Dem stets klammen Verein täte ein neuer Boom gut
Auch wenn Edtmayer 2021 mit gebrochenem Arm in Tokio „nur“ den 15. Platz in der Park-Konkurrenz belegte und Stoephasius in der gleichen Disziplin als damals 14-Jährige auch das Finale verpasste, stechen sie für den Kölner heraus. „Vor den Geister-Spielen in Tokio mussten wir hier an der North Brigade noch die Deutschen Meisterschaften aus dem Boden stampfen, damit Punkte gesammelt werden konnten“, erinnert sich Ortsiefer an das Frühjahr 2021. Stoephasius und Edtmayer trumpften damals in Weidenpesch auf und sicherten sich später die Olympia-Tickets.
Die damaligen und aktuellen Olympioniken haben also gute Erinnerungen an die North Brigade und wollen ihre Tricks im Park qualitativ noch hochwertiger, fließender und konsistenter ausführen, um die Jury zu überzeugen. Vielleicht kommen die Medaillengewinner unter den 88 skatenden Athletinnen und Athleten dann nicht aus Australien oder Japan, sondern aus Deutschland.

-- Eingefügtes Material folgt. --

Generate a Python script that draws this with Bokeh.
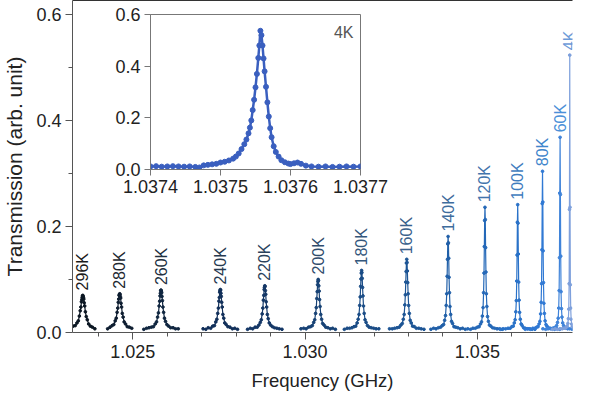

Dann dürften sich auch Ortsiefer und Co. freuen. Und selbst wenn die Meinungen der Szene zu Skateboarding bei den Sommerspielen 2024 zwi-schen „Gut für den Sport“ und „Egal oder gar schädlich für die Kultur“ auseinandergehen, täte den stets klammen Vereinen ein neuer Boom gut. „Dann müssten wir vielleicht nicht mehr vier, fünf Jahre für Flutlicht auf unserer Anlage kämpfen und hätten eigene Toiletten, so dass wir nicht mehr die hunderte Meter entfernten am Fußballplatz mitbenutzen müssen“, schließt der North Brigade-Vorsitzende seine Ausführungen.